■ **Collected material**:
** START **
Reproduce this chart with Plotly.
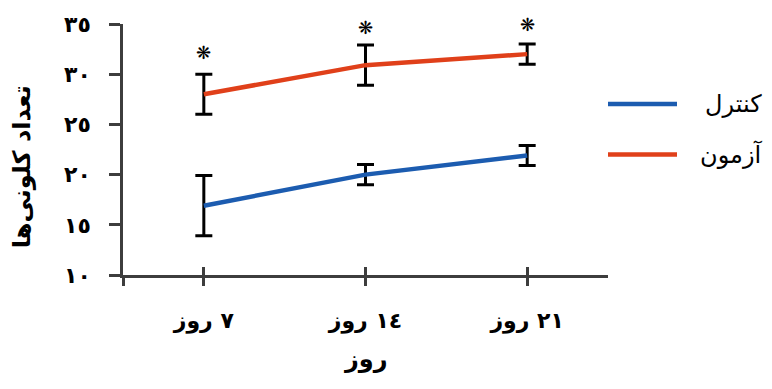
import plotly.graph_objects as go

days = ["٧ روز", "١٤ روز", "٢١ روز"]
x_pos = [0, 1, 2]
control = [16.9, 20.0, 21.9]
control_err = [3.0, 1.0, 1.0]
test = [28.0, 30.9, 32.0]
test_err = [2.0, 2.0, 1.0]
y_ticks = [10, 15, 20, 25, 30, 35]
y_ticktext = ["١٠", "١٥", "٢٠", "٢٥", "٣٠", "٣٥"]
series_names = ["کنترل", "آزمون"]
colors = ["#1c5cb0", "#e0401a"]
star_shift = [22, 18, 20]

FONT = "DejaVu Sans"
fig = go.Figure()

for vals, errs, name, col in [(control, control_err, series_names[0], colors[0]),
                              (test, test_err, series_names[1], colors[1])]:
    fig.add_trace(go.Scatter(
        x=x_pos, y=vals, name=name, mode="lines",
        line=dict(color=col, width=4.5),
        error_y=dict(type="data", array=errs, visible=True, color="black",
                     thickness=3, width=8.5),
        showlegend=False, cliponaxis=False,
    ))

# significance stars above test series
for xi, v, e, s in zip(x_pos, test, test_err, star_shift):
    fig.add_annotation(x=xi, y=v + e, text="❋", showarrow=False, yshift=s,
                       yanchor="middle", font=dict(size=18, color="black", family=FONT))

axis_col = "#3d3d3d"
tickfont = dict(size=22, family=FONT, color="black", weight="bold")
fig.update_layout(
    width=772, height=389,
    margin=dict(l=123, r=164, t=21, b=114),
    paper_bgcolor="white", plot_bgcolor="white",
    font=dict(family=FONT, color="black"),
    xaxis=dict(range=[-0.5, 2.5], tickmode="array", tickvals=[-0.5] + x_pos,
               ticktext=[""] + days, showline=True, linecolor=axis_col, linewidth=2.5,
               ticks="outside", ticklen=8, tickwidth=2.5, tickcolor=axis_col,
               showgrid=False, zeroline=False, tickfont=tickfont,
               ticklabelstandoff=16),
    xaxis2=dict(range=[-0.5, 2.5], overlaying="x", side="bottom", anchor="y",
                tickmode="array", tickvals=x_pos, ticktext=["", "", ""],
                ticks="inside", ticklen=8, tickwidth=2.5, tickcolor=axis_col,
                showgrid=False, zeroline=False, showline=False),
    yaxis=dict(range=[10, 35], tickmode="array", tickvals=y_ticks, ticktext=y_ticktext,
               showline=True, linecolor=axis_col, linewidth=2.5,
               ticks="outside", ticklen=11, tickwidth=2.5, tickcolor=axis_col,
               showgrid=False, zeroline=False, tickfont=tickfont,
               ticklabelstandoff=14),
)
# dummy trace to activate xaxis2
fig.add_trace(go.Scatter(x=[None], y=[None], xaxis="x2", showlegend=False, hoverinfo="skip"))

# axis titles
fig.add_annotation(xref="paper", yref="paper", x=0.5, y=-0.335, yanchor="middle",
                   text="روز", showarrow=False,
                   font=dict(size=24, family=FONT, weight="bold"))
fig.add_annotation(xref="paper", yref="paper", x=-0.208, y=0.43, xanchor="center",
                   yanchor="middle", textangle=-90,
                   text="تعداد کلونی‌ها", showarrow=False,
                   font=dict(size=24, family=FONT, weight="bold"))

# manual legend
for i, (name, col) in enumerate(zip(series_names, colors)):
    ypix = [102, 153][i]
    yp = (275 - ypix) / 254
    fig.add_shape(type="line", xref="paper", yref="paper",
                  x0=(608 - 123) / 485, x1=(677 - 123) / 485, y0=yp, y1=yp,
                  line=dict(color=col, width=4.5))
    fig.add_annotation(xref="paper", yref="paper", x=(764 - 123) / 485, y=yp,
                       xanchor="right", yanchor="middle", text=name, showarrow=False,
                       font=dict(size=24, family=FONT, color="black"))

fig.write_html("out.html", config={"displayModeBar": False},
               post_script="document.body.style.margin='0';document.body.style.overflow='hidden';")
** END **
■ **Stated task**: Write out the material above again, word for word, minus its pictures.

■ **Solution to the problem**:
Reproduce this chart with Plotly.
import plotly.graph_objects as go

days = ["٧ روز", "١٤ روز", "٢١ روز"]
x_pos = [0, 1, 2]
control = [16.9, 20.0, 21.9]
control_err = [3.0, 1.0, 1.0]
test = [28.0, 30.9, 32.0]
test_err = [2.0, 2.0, 1.0]
y_ticks = [10, 15, 20, 25, 30, 35]
y_ticktext = ["١٠", "١٥", "٢٠", "٢٥", "٣٠", "٣٥"]
series_names = ["کنترل", "آزمون"]
colors = ["#1c5cb0", "#e0401a"]
star_shift = [22, 18, 20]

FONT = "DejaVu Sans"
fig = go.Figure()

for vals, errs, name, col in [(control, control_err, series_names[0], colors[0]),
                              (test, test_err, series_names[1], colors[1])]:
    fig.add_trace(go.Scatter(
        x=x_pos, y=vals, name=name, mode="lines",
        line=dict(color=col, width=4.5),
        error_y=dict(type="data", array=errs, visible=True, color="black",
                     thickness=3, width=8.5),
        showlegend=False, cliponaxis=False,
    ))

# significance stars above test series
for xi, v, e, s in zip(x_pos, test, test_err, star_shift):
    fig.add_annotation(x=xi, y=v + e, text="❋", showarrow=False, yshift=s,
                       yanchor="middle", font=dict(size=18, color="black", family=FONT))

axis_col = "#3d3d3d"
tickfont = dict(size=22, family=FONT, color="black", weight="bold")
fig.update_layout(
    width=772, height=389,
    margin=dict(l=123, r=164, t=21, b=114),
    paper_bgcolor="white", plot_bgcolor="white",
    font=dict(family=FONT, color="black"),
    xaxis=dict(range=[-0.5, 2.5], tickmode="array", tickvals=[-0.5] + x_pos,
               ticktext=[""] + days, showline=True, linecolor=axis_col, linewidth=2.5,
               ticks="outside", ticklen=8, tickwidth=2.5, tickcolor=axis_col,
               showgrid=False, zeroline=False, tickfont=tickfont,
               ticklabelstandoff=16),
    xaxis2=dict(range=[-0.5, 2.5], overlaying="x", side="bottom", anchor="y",
                tickmode="array", tickvals=x_pos, ticktext=["", "", ""],
                ticks="inside", ticklen=8, tickwidth=2.5, tickcolor=axis_col,
                showgrid=False, zeroline=False, showline=False),
    yaxis=dict(range=[10, 35], tickmode="array", tickvals=y_ticks, ticktext=y_ticktext,
               showline=True, linecolor=axis_col, linewidth=2.5,
               ticks="outside", ticklen=11, tickwidth=2.5, tickcolor=axis_col,
               showgrid=False, zeroline=False, tickfont=tickfont,
               ticklabelstandoff=14),
)
# dummy trace to activate xaxis2
fig.add_trace(go.Scatter(x=[None], y=[None], xaxis="x2", showlegend=False, hoverinfo="skip"))

# axis titles
fig.add_annotation(xref="paper", yref="paper", x=0.5, y=-0.335, yanchor="middle",
                   text="روز", showarrow=False,
                   font=dict(size=24, family=FONT, weight="bold"))
fig.add_annotation(xref="paper", yref="paper", x=-0.208, y=0.43, xanchor="center",
                   yanchor="middle", textangle=-90,
                   text="تعداد کلونی‌ها", showarrow=False,
                   font=dict(size=24, family=FONT, weight="bold"))

# manual legend
for i, (name, col) in enumerate(zip(series_names, colors)):
    ypix = [102, 153][i]
    yp = (275 - ypix) / 254
    fig.add_shape(type="line", xref="paper", yref="paper",
                  x0=(608 - 123) / 485, x1=(677 - 123) / 485, y0=yp, y1=yp,
                  line=dict(color=col, width=4.5))
    fig.add_annotation(xref="paper", yref="paper", x=(764 - 123) / 485, y=yp,
                       xanchor="right", yanchor="middle", text=name, showarrow=False,
                       font=dict(size=24, family=FONT, color="black"))

fig.write_html("out.html", config={"displayModeBar": False},
               post_script="document.body.style.margin='0';document.body.style.overflow='hidden';")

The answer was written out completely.